If we’ve had a beer or walked the Sea Wall together (I know, only two of my friends are putting their hands up – I’m reclusive,) then you’ve heard me say, “All I want to do is write and speak. Write and speak. Write and speak.” Pretty clear. For flavour, I’ve been adding in, “You know, I just wanna work like Hunter S. Thompson, but without all the bad drugs. Or guns. Or ex-wives. Or…” Okay, the point is, I neeeed to Write and Speak.

And live — and living means making up stories with my six-year-old magic boy. And eating fresh food with friends. And interviewing Rabbis and Lamas and waiters about the nature of desire…So that I have more stuff to write and speak about.

When people start calling you a “power blogger” (I love the label, don’t stop, seriously,) you’re tempted to think that power = blogging. And it can. You just need to keep your eye on your real power source, or you get all fancy and you start wearing sunglasses when you sit down at the computer.

And here’s the thing with being “in touch” with thousands of people everyday: it can fuck with your head, not in a Howard Hughes go-looney kind of way, but in a “there are a whole lotta of people in my living room, and my bed, and my car-kind of way.” You see, I THINK about YOU a LOT. I want to be the best damn hostess on the Internet. I want everyone to know that I read every word that is sent my way. I want to be loved, darling, loved!

Which brings me to…

2. Pay close attention to your creative fantasies.

I’ve been romanticizing the old days of authorship. You bled on typewriter keys, couriered your six inch-high stack of manuscript papers to your editor; and your book came out four years later. If someone wanted to send you love letters or hate mail, they wrote to your publisher, and your publisher asked you if you wanted your mail forwarded to you that year.

That Jurassic and gruelling process is everything I work counter to. I take publishing into my own hands and ship my art ASAP. Howevah…this imagery (I can even smell the dusty dust of old paperbacks, and the ink of typewriter ribbon,) has been surfacing in my thoughts these past weeks and it’s telling me to make the space I need to create more.

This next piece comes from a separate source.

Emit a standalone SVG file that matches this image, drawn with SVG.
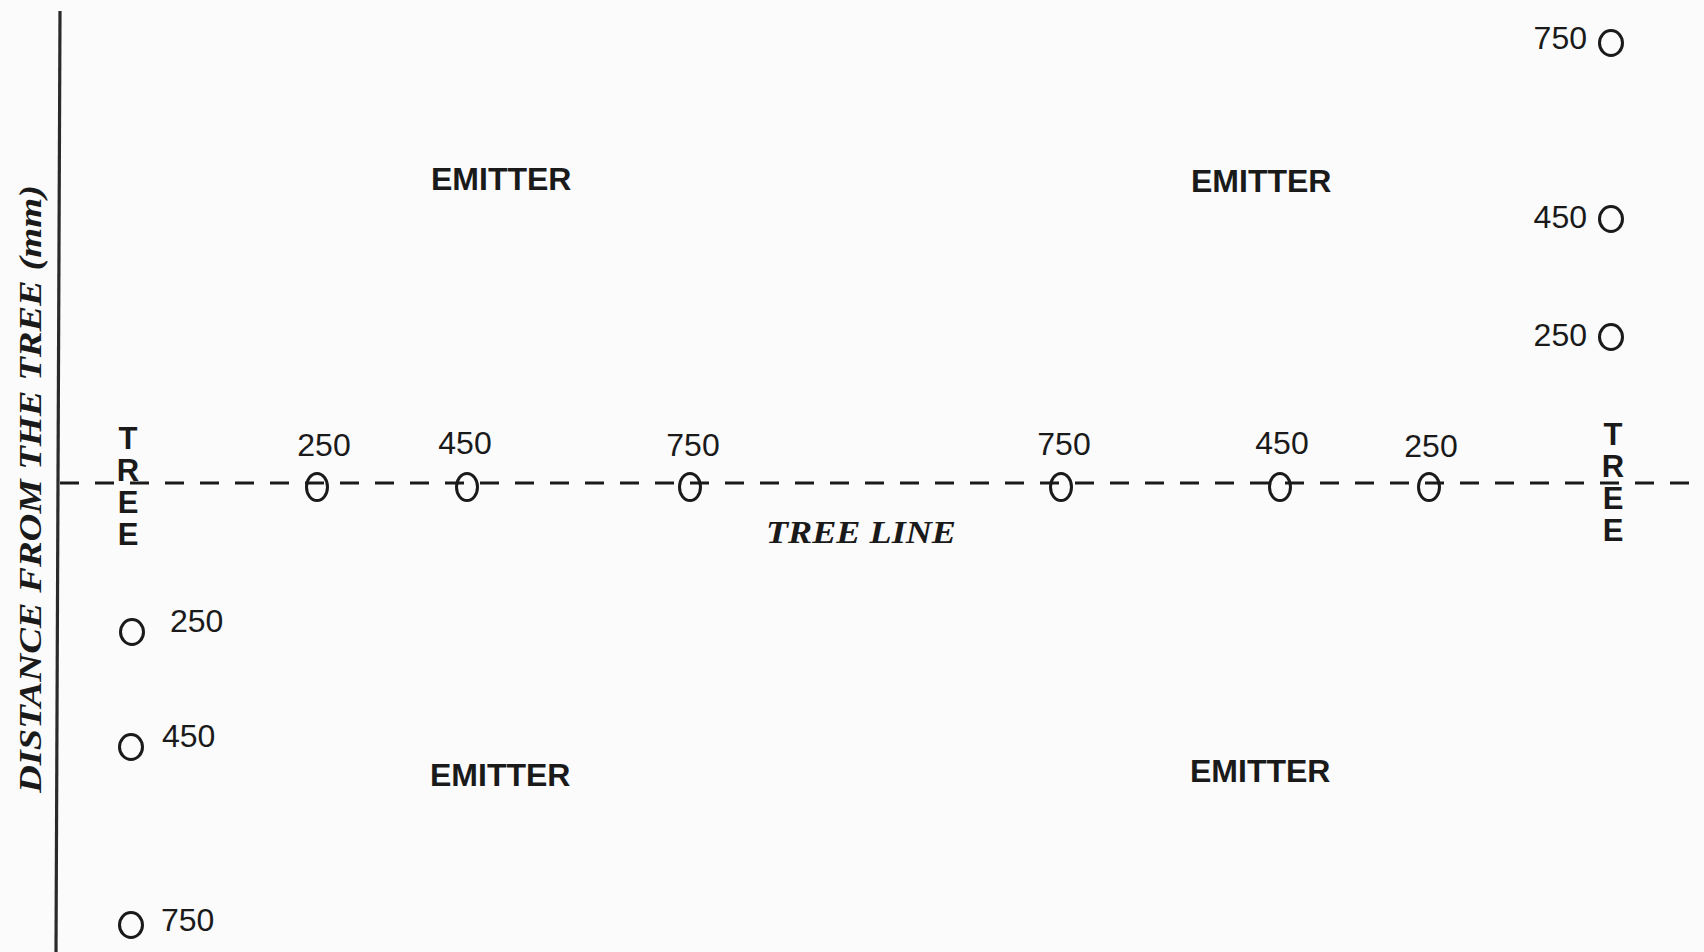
<svg xmlns="http://www.w3.org/2000/svg" width="1704" height="952" viewBox="0 0 1704 952">
<style>
.num{font-family:"Liberation Sans",Arial,sans-serif;font-size:32px;fill:#1a1a1a}
.emit{font-family:"Liberation Sans",Arial,sans-serif;font-size:32px;font-weight:bold;fill:#1a1a1a}
.tree{font-family:"Liberation Sans",Arial,sans-serif;font-size:31px;font-weight:bold;fill:#1a1a1a;writing-mode:vertical-rl;text-orientation:upright;letter-spacing:-3px}
.serif{font-family:"Liberation Serif","Times New Roman",serif;font-weight:bold;font-style:italic;fill:#1a1a1a}
.pt{fill:none;stroke:#1a1a1a;stroke-width:3}
</style>
<rect width="1704" height="952" fill="#fbfbfb"/>
<g id="connectors">
<line x1="60" y1="11" x2="56" y2="952" stroke="#2a2a2a" stroke-width="3.2"/>
<line x1="60" y1="483" x2="1704" y2="483" stroke="#1a1a1a" stroke-width="3" stroke-dasharray="19 16"/>
</g>
<g id="axis-title">
<text class="serif" font-size="32" text-anchor="middle" textLength="608" lengthAdjust="spacingAndGlyphs" transform="translate(41,489) rotate(-90)">DISTANCE FROM THE TREE (mm)</text>
</g>
<g id="tree-line-label">
<text class="serif" x="766" y="543" font-size="32" textLength="190" lengthAdjust="spacingAndGlyphs">TREE LINE</text>
</g>
<g id="tree-left">
<text class="tree" x="128" y="421">TREE</text>
</g>
<g id="tree-right">
<text class="tree" x="1613" y="417">TREE</text>
</g>
<g id="emitter-1"><text class="emit" x="431" y="190">EMITTER</text></g>
<g id="emitter-2"><text class="emit" x="1191" y="192">EMITTER</text></g>
<g id="emitter-3"><text class="emit" x="430" y="786">EMITTER</text></g>
<g id="emitter-4"><text class="emit" x="1190" y="782">EMITTER</text></g>
<g id="line-points">
<ellipse class="pt" cx="317" cy="487" rx="10.5" ry="13.5"/>
<ellipse class="pt" cx="467" cy="487" rx="10.5" ry="13.5"/>
<ellipse class="pt" cx="690" cy="487" rx="10.5" ry="13.5"/>
<ellipse class="pt" cx="1061" cy="487" rx="10.5" ry="13.5"/>
<ellipse class="pt" cx="1280" cy="487" rx="10.5" ry="13.5"/>
<ellipse class="pt" cx="1429" cy="487" rx="10.5" ry="13.5"/>
<text class="num" x="324" y="456" text-anchor="middle">250</text>
<text class="num" x="465" y="454" text-anchor="middle">450</text>
<text class="num" x="693" y="456" text-anchor="middle">750</text>
<text class="num" x="1064" y="455" text-anchor="middle">750</text>
<text class="num" x="1282" y="454" text-anchor="middle">450</text>
<text class="num" x="1431" y="457" text-anchor="middle">250</text>
</g>
<g id="right-points">
<ellipse class="pt" cx="1611" cy="43" rx="11.5" ry="12.5"/>
<ellipse class="pt" cx="1611" cy="219" rx="11.5" ry="12.5"/>
<ellipse class="pt" cx="1611" cy="337" rx="11.5" ry="12.5"/>
<text class="num" x="1587" y="49" text-anchor="end">750</text>
<text class="num" x="1587" y="228" text-anchor="end">450</text>
<text class="num" x="1587" y="346" text-anchor="end">250</text>
</g>
<g id="left-points">
<ellipse class="pt" cx="132" cy="632" rx="11.5" ry="12.5"/>
<ellipse class="pt" cx="131" cy="747" rx="11.5" ry="12.5"/>
<ellipse class="pt" cx="131" cy="925" rx="11.5" ry="12.5"/>
<text class="num" x="170" y="632">250</text>
<text class="num" x="162" y="747">450</text>
<text class="num" x="161" y="931">750</text>
</g>
</svg>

If I have more psychic space, I can write more, and write mo’ better. And THAT’s where I want my vocation to go. All good things (like affluence) will come from honouring that core desire. (Quicky clarity on that: affluence = fluid ideas + influencing positive happenings + cash flow.)

3. Keep it lean and keep it clean.

I was reading the Communicatrix‘s latest newsletter (Colleen Wainwright slams down the wisdom on a monthly basis and I take in every word.) “Everyone now knows that social-media creep is just as dangerous as TV-creep…” And she advises us to “review your landscape, trim your reel…so I we can be…100% available to the moment.”

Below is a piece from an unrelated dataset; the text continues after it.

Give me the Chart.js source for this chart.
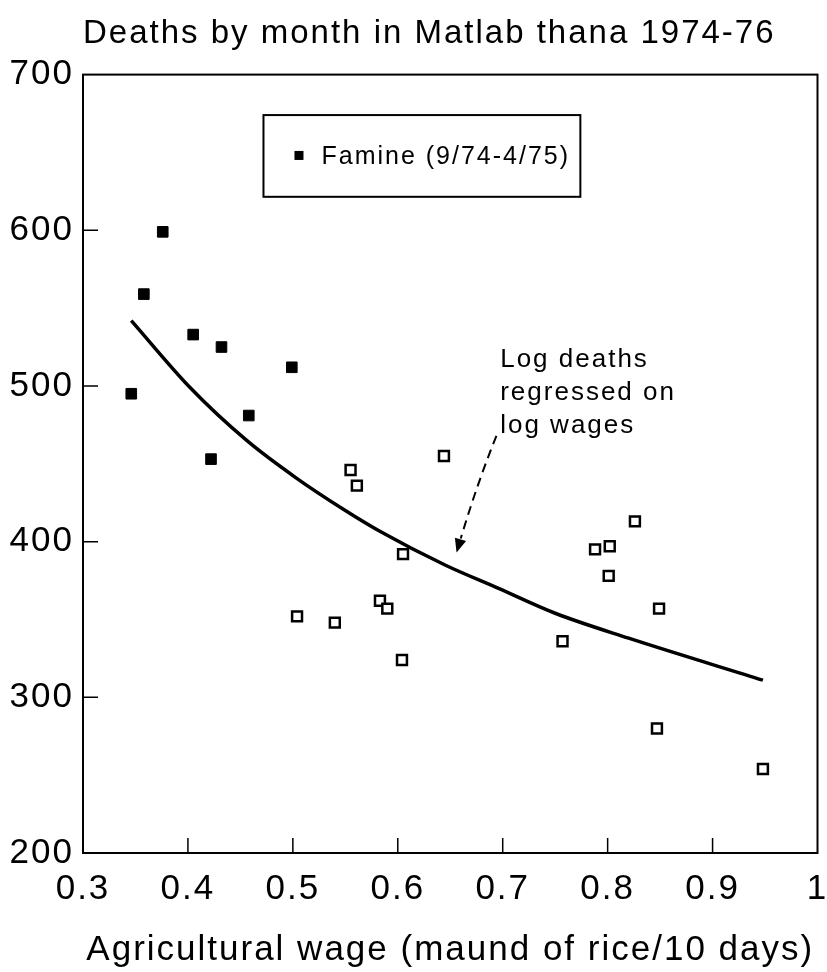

And then it hit me: Let go. More. Which is scary, but…

4. Art involves risk.

Seth doesn’t have blog comments. Havi doesn’t even do email. When Leo at Zen Habits asked some of his blog-migos what we thought about him closing comments on his site, I was like, “Dude, ‘Zen’ connotes comment–free, you need to let go and let it flow.” But it’s different when it comes your turn to “burn down the barn so you can see the moon” as the poet, Masahide put it.

You start fretting about people calling you a narcissist (wouldn’t be the first time I’ve been misunderstood,) or your readership plummeting (which, uh, couldn’t possibly happen because my material is just going to get HOTTER…promise,) and about being lonely (I still have those two friends to drink beer and walk the sea wall with.)

And…I worry that my new artistic format might come across as ungrateful. And that would suck hard, because I am so deeply, madly, appreciative of every heart that clicks my way and gives some extra meaning to all of this. The value of being recognized as useful cannot be overstated.

5. Form informs feeling.

I want to foster a quality of spaciousness here. Like sitting around a campfire, under a big sky. We need room in order to hear, to be with our thoughts. We banter and converse and show up enough “out there,” don’t we?

I pray that the new spaciousness is appreciated, even savored. Like a paperback book that you can hold close for a few minutes while you make your way through the world.